The Kid Who Only Hit Homers
- Author: Matt Christopher
- Publisher: Little, Brown & Co.
- Publication date: March 16, 1972
- ISBN: 1-599-53107-0

= The Kid Who Only Hit Homers =

1972 children's novel by Matt Christopher

The Kid Who Only Hit Homers (1972) is a children's novel about baseball written by American author Matt Christopher. It was the first in a series of four novels featuring a young man (Sylvester Coddmeyer III) who is trained to play baseball by supernatural visitations from former Major League players.

==Plot==
Sylvester Coddmeyer III is having trouble hitting on his little league baseball team and, as a result, is thinking about quitting baseball.
Sylvester loved baseball, but he wasn't what you'd call a good hitter. He had decided against joining the team when he met George Baruth. He promised Sylvester he would help him become one of the best players ever. Before long he was hitting homers.
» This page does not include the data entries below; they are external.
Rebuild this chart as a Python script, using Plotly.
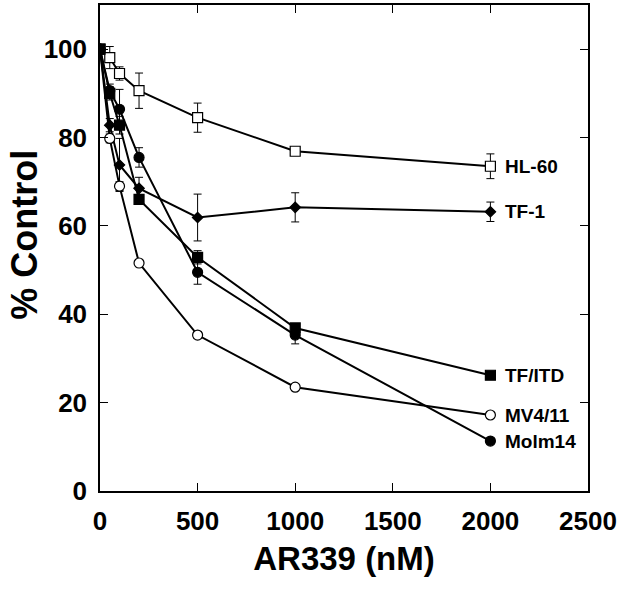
import plotly.graph_objects as go

# doses (nM)
dose = [0, 50, 100, 200, 500, 1000, 2000]

# % control per cell line, with SD
hl60 = [100, 98.1, 94.5, 90.6, 84.5, 76.9, 73.5]
hl60_err = [0.8, 2.5, 1.5, 4.0, 3.3, 0.8, 2.8]

tf1 = [100, 82.8, 73.8, 68.5, 61.9, 64.2, 63.2]
tf1_err = [0.5, 1.5, 6.0, 2.5, 5.3, 3.3, 2.2]

tfitd = [100, 90.0, 82.8, 66.0, 52.9, 36.9, 26.2]
tfitd_err = [0.5, 1.5, 2.0, 1.0, 1.5, 1.0, 0.8]

mv411 = [100, 79.8, 69.0, 51.6, 35.3, 23.5, 17.2]
mv411_err = [0.5, 1.0, 1.0, 0.8, 0.8, 0.6, 0.6]

molm14 = [100, 90.6, 86.4, 75.5, 49.5, 35.3, 11.3]
molm14_err = [0.5, 1.5, 4.5, 2.2, 2.7, 2.0, 0.6]

names = ["HL-60", "TF-1", "TF/ITD", "MV4/11", "Molm14"]
series = [hl60, tf1, tfitd, mv411, molm14]
errors = [hl60_err, tf1_err, tfitd_err, mv411_err, molm14_err]
symbols = ["square", "diamond", "square", "circle", "circle"]
fills = ["white", "black", "black", "white", "black"]
sizes = [10, 8, 10, 10, 10]
label_y = [73.5, 63.2, 26.2, 17.2, 11.3]

FONT = "Arial, Liberation Sans, sans-serif"

fig = go.Figure()
for name, y, err, sym, fill, sz in zip(names, series, errors, symbols, fills, sizes):
    fig.add_trace(go.Scatter(
        x=dose, y=y, name=name,
        mode="lines+markers",
        line=dict(color="black", width=2),
        marker=dict(symbol=sym, size=sz, color=fill,
                    line=dict(color="black", width=1.2)),
        error_y=dict(type="data", array=err, visible=True, color="black",
                     thickness=1, width=4),
    ))

for name, yl in zip(names, label_y):
    fig.add_annotation(x=2065, y=yl, text="<b>%s</b>" % name, showarrow=False,
                       xanchor="left", yanchor="middle",
                       font=dict(family=FONT, size=19, color="black"))

# y axis title, placed a bit above the middle like the original
fig.add_annotation(xref="paper", x=0, y=58, text="<b>% Control</b>", showarrow=False,
                   textangle=-90, xanchor="center", yanchor="middle", xshift=-75,
                   font=dict(family=FONT, size=36, color="black"))

fig.update_xaxes(
    range=[0, 2500], tickvals=[0, 500, 1000, 1500, 2000, 2500],
    ticks="inside", ticklen=8, tickcolor="black", mirror="ticks",
    showline=True, linecolor="black", linewidth=1.5, showgrid=False, zeroline=False,
    tickfont=dict(family=FONT, size=26, color="black", weight="bold"),
    ticklabelstandoff=6, automargin=False,
    title=dict(text="<b>AR339 (nM)</b>", font=dict(family=FONT, size=33, color="black"),
               standoff=12),
)
fig.update_yaxes(
    range=[0, 110], tickvals=[0, 20, 40, 60, 80, 100],
    ticks="inside", ticklen=8, tickcolor="black", mirror="ticks",
    showline=True, linecolor="black", linewidth=1.5, showgrid=False, zeroline=False,
    tickfont=dict(family=FONT, size=26, color="black", weight="bold"),
    ticklabelstandoff=6, automargin=False,
)
fig.update_layout(
    width=624, height=601,
    margin=dict(l=100, r=36, t=5, b=110),
    plot_bgcolor="white", paper_bgcolor="white",
    showlegend=False,
)

# drop the default 8px body margin so the figure sits at the window corner
fig.write_html("out.html", config={"displayModeBar": False},
               post_script="document.body.style.margin='0';")
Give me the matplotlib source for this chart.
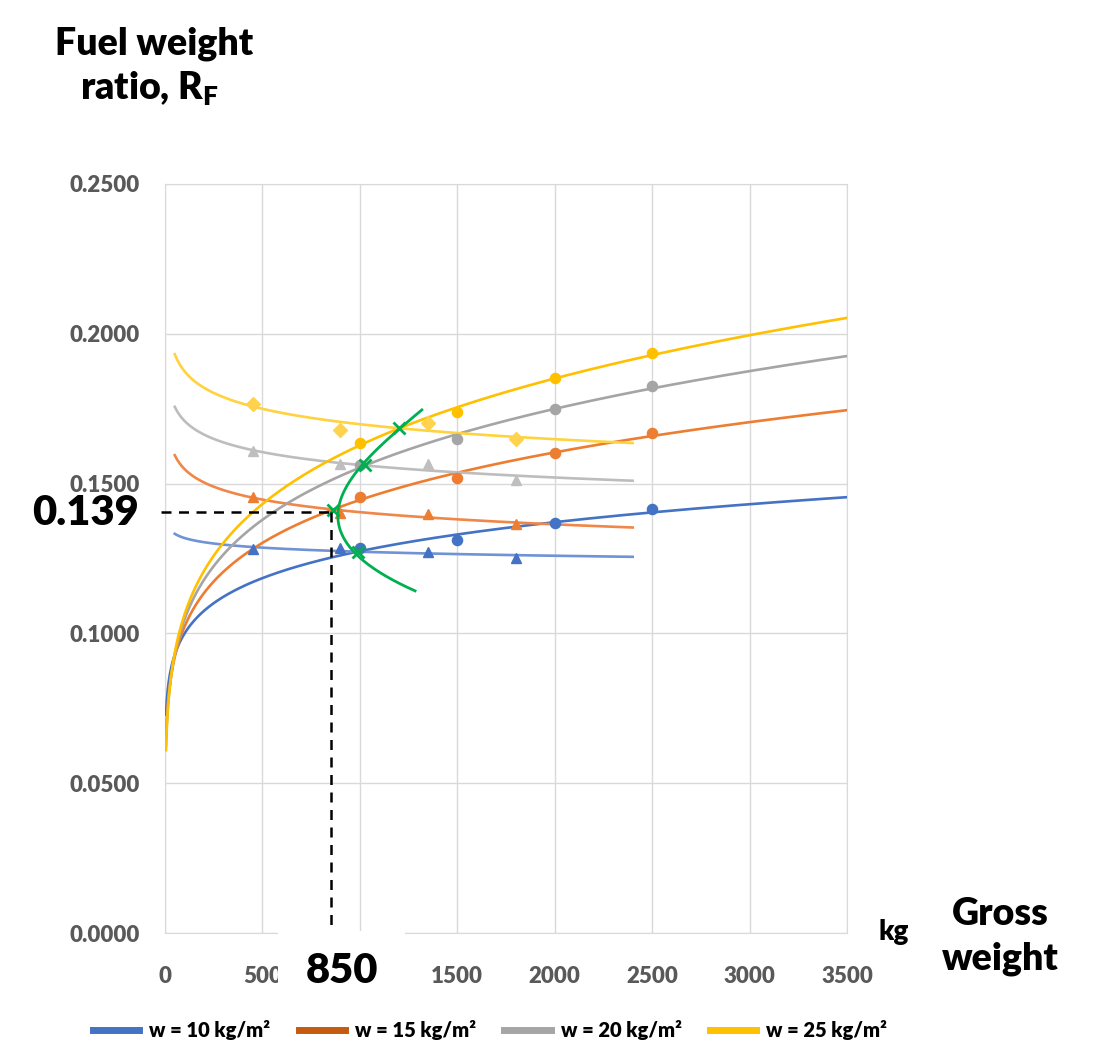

When his friend "Snooky" tries to convince him this mysterious man was just a figment of his imagination, Sylvester tries to prove to him the truth.

==Sequels==

- Return of the Home Run Kid (1992): Sylvester is no longer in the lineup, and is met by "Cheeko". Sylvester ends his slump but has a bad feeling about "Cheeko", who turns out to be a cheat (as "Cheeko" was in real life, being banned from the sport).
- Comeback of the Home Run Kid (2006): Sylvester begins summer baseball but then sprains his right ankle in a freak accident. He is then met by a mysterious man wearing a New York Yankees hat who offers assistance. However, Sylvester (after his bad experience with "Cheeko" in the prior novel) is not certain he can trust the man. (The plotline closely follows the mysterious man's own freak injury in the 1951 World Series.)
- The Home Run Kid Races On (2010): For the first three seasons, Sylvester has been taught by people who resemble baseball legends. Duane insists the men are impersonators, while Snooky believes the visits are supernatural. In this novel, Sylvester is taught by "Mr. Teacey" while Snooky attempts to get to the bottom of the mystery.